When the Congress of the People was launched in November last year opinion polls indicated that it could potentially win as much as twenty to twenty-five percent of the vote in the 2009 elections. Yet, 44 days before South Africans are due to go to the polls it seems likely that - if current trends continue - the ANC breakaway will come nowhere near reaching that figure. This would be bad for democracy in this country as the worse COPE does the closer the ANC is going to get to a two-thirds majority.
The breakaway did disappointingly in a series of by-elections in the Eastern Cape on Wednesday. Its eight candidates in Port Elizabeth - all of whom were the serving ANC councillors before they vacated their seats - all lost, winning only 19,5% of the vote on average. In the five by-elections in the Northern Cape COPE's candidates did marginally better with an average of 22,7% of the vote. There is no sign yet in the by-elections held so far of COPE making meaningful inroads into ANC support outside of the Cape provinces.
Current opinion polling - rough and ready as it may be - suggests that its national support has been in decline since December. The Mail & Guardian reported on Friday that according to Markinor's polling COPE is likely to receive between 8% and 12% of the vote on April 22. The Democratic Alliance's tracking poll meanwhile found that COPE had fallen "from between 10% and 11% in mid-January to between 6% and 8% now," according to party CEO Ryan Coetzee.
There are a substantial body of voters who are - or have been - in two minds as to whom to vote for. There are many IFP supporters who could be persuaded to vote for a Jacob Zuma ANC; many ANC supporters who are sympathetic to COPE; and many minority voters who might back the breakaway were they to come around to viewing it as the strongest counterweight to the ANC. Such voters still have to be won-over or won-back, they can't be taken for granted. So far COPE has yet to start competing for their allegiance. As Coetzee points out COPE has yet to start running a proper election campaign. It doesn't seem to have the capacity to push its message out to the electorate - if it had a message (which it doesn't yet.)
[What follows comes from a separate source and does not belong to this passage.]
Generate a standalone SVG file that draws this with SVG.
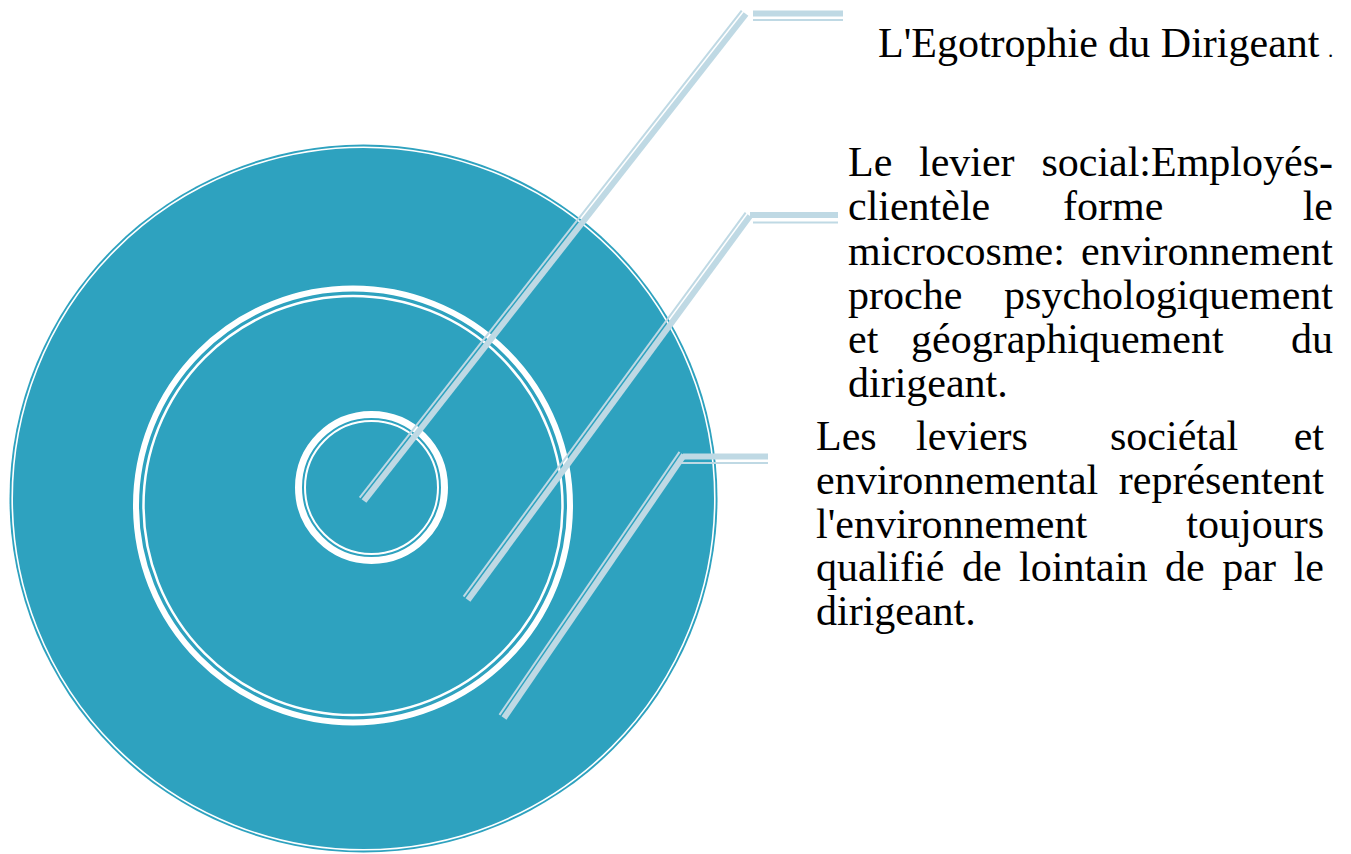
<svg xmlns="http://www.w3.org/2000/svg" width="1351" height="854" viewBox="0 0 1351 854">
<style>
.t{font-size:42px;fill:#000}
.e{text-anchor:end}
.ring{fill:none;stroke:#fff}
.ck{fill:none;stroke:#bfd9e4;stroke-width:6;stroke-linecap:butt;stroke-linejoin:miter}
.cn{fill:none;stroke:#bfd9e4;stroke-width:2;stroke-linecap:butt}
</style>
<rect width="1351" height="854" fill="#fff"/>
<g id="outer-circle">
<circle cx="363.5" cy="498.5" r="354" fill="#2ea2bf"/>
<circle class="ring" cx="363.5" cy="498.5" r="351.3" stroke-width="1.6"/>
</g>
<g id="middle-circle">
<circle class="ring" cx="353" cy="505.5" r="217" stroke-width="6"/>
<circle class="ring" cx="353" cy="505.5" r="209.5" stroke-width="2.5"/>
</g>
<g id="inner-circle">
<circle class="ring" cx="371.5" cy="487.5" r="73" stroke-width="7"/>
<circle class="ring" cx="371.5" cy="487.5" r="66.5" stroke-width="2"/>
</g>
<g id="connectors">
<path class="ck" d="M364,501 L746,14"/>
<path class="cn" d="M359.7,497.6 L741.7,10.6"/>
<path class="ck" d="M753,13.5 H843" stroke-width="7"/>
<path class="cn" d="M753,20 H843"/>
<path class="ck" d="M468,600 L750,216"/>
<path class="cn" d="M463.6,596.7 L745.6,212.7"/>
<path class="ck" d="M750,215 H838"/>
<path class="cn" d="M753,222.5 H838"/>
<path class="ck" d="M504,718 L684,455"/>
<path class="cn" d="M499.5,714.9 L679.5,451.9"/>
<path class="ck" d="M683,456.5 H768" stroke-width="7"/>
<path class="cn" d="M680,463 H768"/>
</g>
<g font-family="Liberation Serif, Times New Roman, DejaVu Serif, serif">
<g id="label-egotrophie">
<text class="t" x="878" y="57">L'Egotrophie du Dirigeant</text>
<text x="1328" y="57" font-size="21">.</text>
</g>
<g id="label-social">
<text class="t" x="848" y="176">Le</text>
<text class="t" x="919" y="176">levier</text>
<text class="t e" x="1333" y="176">social:Employés-</text>
<text class="t" x="848" y="220">clientèle</text>
<text class="t" x="1063" y="220">forme</text>
<text class="t e" x="1333" y="220">le</text>
<text class="t" x="848" y="265">microcosme:</text>
<text class="t e" x="1333" y="265">environnement</text>
<text class="t" x="848" y="309">proche</text>
<text class="t e" x="1333" y="309">psychologiquement</text>
<text class="t" x="848" y="353">et</text>
<text class="t" x="911" y="353">géographiquement</text>
<text class="t e" x="1333" y="353">du</text>
<text class="t" x="848" y="397">dirigeant.</text>
</g>
<g id="label-societal">
<text class="t" x="816" y="450">Les</text>
<text class="t" x="916" y="450">leviers</text>
<text class="t" x="1110" y="450">sociétal</text>
<text class="t e" x="1324" y="450">et</text>
<text class="t" x="816" y="494">environnemental</text>
<text class="t e" x="1324" y="494">représentent</text>
<text class="t" x="816" y="538">l'environnement</text>
<text class="t e" x="1324" y="538">toujours</text>
<text class="t" x="816" y="581">qualifié</text>
<text class="t" x="961.9" y="581">de</text>
<text class="t" x="1019.1" y="581">lointain</text>
<text class="t" x="1165.1" y="581">de</text>
<text class="t" x="1222.3" y="581">par</text>
<text class="t e" x="1324" y="581">le</text>
<text class="t" x="816" y="625">dirigeant.</text>
</g>
</g>
</svg>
Some of COPE's difficulties can be attributed to the fact that they lacked the time other parties had to prepare and organise themselves - and the ANC is able to massively outspend them. But, if time was the only problem, things should be gradually getting better for them (not worse). It is hard to believe that COPE has less access to funding than the Freedom Front Plus. But on Friday evening there were FF+ posters on the poles along Oxford road in Johannesburg, but no COPE ones. The COPE election poster is a rare bird in the land.
One problem is that COPE is not doing getting the basics right. The current state of its media operation is perhaps illustrative of problems besetting the organisation. On Wednesday February 25 News24.com published an interview with COPE President Mosiuoa Lekota in which he tendentiously defended Mbeki's AIDS policies, and refused to give a straight answer to a question on whether he thought HIV caused AIDS. COPE needed this particular linkage with the Mbeki-era like a hole in the head. But instead of immediately issuing a statement "clarifying" Lekota's remarks, and thereby minimising the damage, COPE's spokesmen sat on their hands.